11 Things You Didn’t Know About the Vikings

Last September my mom went back to school, with a five-year plan to earn a Master’s in History. She’s currently taking two courses, one on the history of the Middle East and the other on British history up to 1400. I thought she must surely be learning something that I could use on my blog. When I asked she happily shared with me an essay, from which I distilled 11 things you didn’t know about the Vikings

1. In the early Vikings attacks on the British Isles (9th and 10th centuries) the attackers in any given raid probably numbered in the hundreds rather than the thousands. (Their ships held fifty men at the most.)

2. While the Vikings initially wreaked destruction on the English church, contemporaries viewed the attacks as divine punishment, a result rather than a cause of spiritual decline.

3. Soon after their initial raids, the Vikings established settlements in Scotland, England, Wales, and Ireland. Even today in Ireland and the Western Isles of Scotland (the Hebrides), the population is a hybrid of Celt and Norse.

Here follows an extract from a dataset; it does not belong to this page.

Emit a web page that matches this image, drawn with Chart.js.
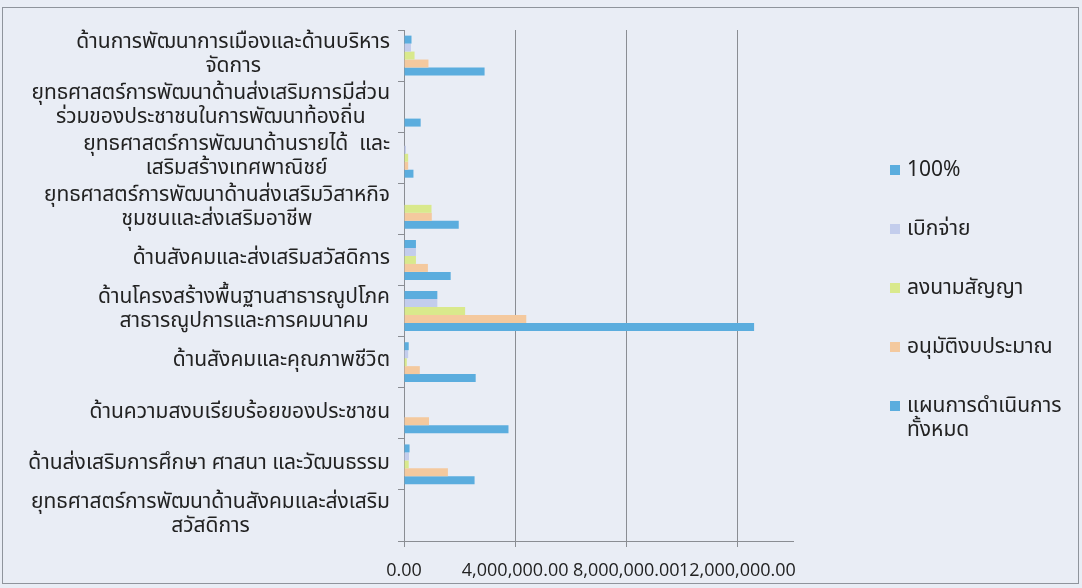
<!DOCTYPE html>
<html>
<head>
<meta charset="utf-8">
<script src="https://cdn.jsdelivr.net/npm/chart.js@4/dist/chart.umd.min.js"></script>
<style>
  body { margin: 0; background: #e9edf5; }
  #wrap { position: relative; width: 1082px; height: 588px; overflow: hidden; }
  #frame { position: absolute; left: 2px; top: 7px; width: 1077px; height: 577px; border: 1px solid #8f949c; box-sizing: border-box; }
  #legend { position: absolute; left: 0; top: 0; font-family: Tahoma, "Noto Sans Thai", "Noto Sans", sans-serif; font-size: 21px; color: #222; }
  .item { position: absolute; left: 890px; white-space: nowrap; line-height: 24px; }
  .item span.box { position: absolute; left: 0; top: 7px; width: 10px; height: 10px; }
  .item span.txt { position: absolute; left: 17px; top: 0; }
</style>
</head>
<body>
<div id="wrap">
  <div id="frame"></div>
  <canvas id="c" width="1082" height="588"></canvas>
  <div id="legend"></div>
</div>
<script>
const FONT = 'Tahoma, "Noto Sans Thai", "Noto Sans", sans-serif';

// categories top -> bottom, split into lines as in the picture
const categories = [
  ['ด้านการพัฒนาการเมืองและด้านบริหาร', 'จัดการ'],
  ['ยุทธศาสตร์การพัฒนาด้านส่งเสริมการมีส่วน', 'ร่วมของประชาชนในการพัฒนาท้องถิ่น'],
  ['ยุทธศาสตร์การพัฒนาด้านรายได้  และ', 'เสริมสร้างเทศพาณิชย์'],
  ['ยุทธศาสตร์การพัฒนาด้านส่งเสริมวิสาหกิจ', 'ชุมชนและส่งเสริมอาชีพ'],
  ['ด้านสังคมและส่งเสริมสวัสดิการ'],
  ['ด้านโครงสร้างพื้นฐานสาธารณูปโภค', 'สาธารณูปการและการคมนาคม'],
  ['ด้านสังคมและคุณภาพชีวิต'],
  ['ด้านความสงบเรียบร้อยของประชาชน'],
  ['ด้านส่งเสริมการศึกษา ศาสนา และวัฒนธรรม'],
  ['ยุทธศาสตร์การพัฒนาด้านสังคมและส่งเสริม', 'สวัสดิการ']
];

const seriesNames = ['100%', 'เบิกจ่าย', 'ลงนามสัญญา', 'อนุมัติงบประมาณ', 'แผนการดำเนินการ\nทั้งหมด'];

const full100   = [270000, 0, 0, 0, 430000, 1200000, 170000, 0, 200000, 0];
const paid      = [250000, 0, 70000, 0, 430000, 1200000, 150000, 0, 180000, 0];
const signed    = [380000, 0, 150000, 990000, 430000, 2200000, 100000, 0, 170000, 0];
const approved  = [880000, 0, 150000, 1000000, 860000, 4400000, 570000, 900000, 1580000, 0];
const planTotal = [2900000, 600000, 340000, 1970000, 1680000, 12600000, 2580000, 3760000, 2540000, 0];

const xTicks = [0, 4000000, 8000000, 12000000];
const xMax = 14000000;

const colors = ['#5badde', '#c3cdec', '#d9e98c', '#f4c99e', '#5badde'];
const seriesData = [full100, paid, signed, approved, planTotal];

// y labels: right aligned block, lines centred on each other
const yLabelPlugin = {
    id: 'yLabels',
    afterDraw(chart) {
        const ctx = chart.ctx;
        const y = chart.scales.y;
        ctx.save();
        ctx.font = '21px ' + FONT;
        ctx.fillStyle = '#222';
        ctx.textAlign = 'center';
        ctx.textBaseline = 'middle';
        const right = y.right - 14;
        categories.forEach((lines, i) => {
            const cy = y.getPixelForValue(i);
            const w = Math.max(...lines.map(l => ctx.measureText(l).width));
            const cx = right - w / 2;
            lines.forEach((l, k) => {
                ctx.fillText(l, cx, cy + (k - (lines.length - 1) / 2) * 24);
            });
        });
        ctx.restore();
    }
};

new Chart(document.getElementById('c'), {
    type: 'bar',
    data: {
        labels: categories,
        datasets: seriesNames.map((name, i) => ({
            label: name.replace('\n', ''),
            data: seriesData[i],
            backgroundColor: colors[i],
            borderWidth: 0,
            categoryPercentage: 0.78,
            barPercentage: 1.0
        }))
    },
    options: {
        indexAxis: 'y',
        responsive: false,
        animation: false,
        layout: { padding: { left: 0, top: 30, right: 289, bottom: 0 } },
        plugins: { legend: { display: false }, tooltip: { enabled: false } },
        scales: {
            x: {
                min: 0,
                max: xMax,
                afterBuildTicks: (scale) => { scale.ticks = xTicks.map(v => ({ value: v })); },
                afterFit: (scale) => { scale.height = 47; },
                grid: { color: '#8a8d93', lineWidth: 1, tickLength: 6, drawTicks: true },
                border: { display: true, color: '#8a8d93', width: 1 },
                ticks: {
                    autoSkip: false,
                    maxRotation: 0,
                    padding: 13,
                    color: '#222',
                    font: { family: '"Open Sans", "Noto Sans", sans-serif', size: 18 },
                    callback: (v) => Number(v).toLocaleString('en-US', { minimumFractionDigits: 2, maximumFractionDigits: 2 })
                }
            },
            y: {
                afterFit: (scale) => { scale.width = 404; },
                grid: { offset: true, drawOnChartArea: false, color: '#8a8d93', tickLength: 6 },
                border: { display: true, color: '#8a8d93', width: 1 },
                ticks: { display: false }
            }
        }
    },
    plugins: [yLabelPlugin]
});

// legend on the right
const legend = document.getElementById('legend');
seriesNames.forEach((name, i) => {
    const item = document.createElement('div');
    item.className = 'item';
    item.style.top = (158 + i * 59) + 'px';
    item.innerHTML = '<span class="box" style="background:' + colors[i] + '"></span>' +
        '<span class="txt">' + name.split('\n').join('<br>') + '</span>';
    legend.appendChild(item);
});
</script>
</body>
</html>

DNA analysis shows this (the red-head gene is Norse; the Celts had black hair).

4.  It was not unusual for leaders in Ireland, Wales, Devon, and Cornwall to hire Vikings as mercenaries in their many disputes.

5. Viking settlers tended to privatize land ownership in the areas where they lived (Northumbria and southeast England); before their arrival rural land was mainly held by monasteries and great families.

6. Stirrups are thought to have been introduced to England by the Vikings.

7. They also brought the practice of counting in dozens and half-dozens, rather than tens and fives.

8. The Vikings gave us some personal pronouns and many everyday words (happy, window, take, call, egg, sister, knife).

9. The Vikings were middlemen in the trade of silk from the east. Thousands of Islamic coins have been found in buried hoards all along the river-ways from Afghanistan to Russia, and in Scandinavia.

10. The Vikings were notorious slavers who sent many captives to Islamic lands (Spain, Egypt, Baghdad).

11. The Vikings arrived in the British Isles as pagans, but soon converted to Christianity. Interestingly some 10th century coins have Thor’s hammer on one side and St. Peter’s name on the other.

(Sources available upon request.)

Thanks, Mom!

Vikings
Stained glass window picturing the Viking chief Guthrum being sponsored by King Alfred at his baptism in 878. Alfred was willing to live in peace with Vikings as long as they converted and settled down in a civilized manner.

Featured image: Oseberg ship, Kulturhistorisk museum (Viking Ship Museum), Oslo, Norway. Read about it here.

3 thoughts on “11 Things You Didn’t Know About the Vikings

  1. Beverly Troup says:

    There is an interesting video made by Neil Oliver on the Vikings. I have seen some of it on line. Neil Oliver is one of my favourite presenters. He is an archeologist and has the most beautiful Scottish accents I have ever heard -so perfectly enunciated.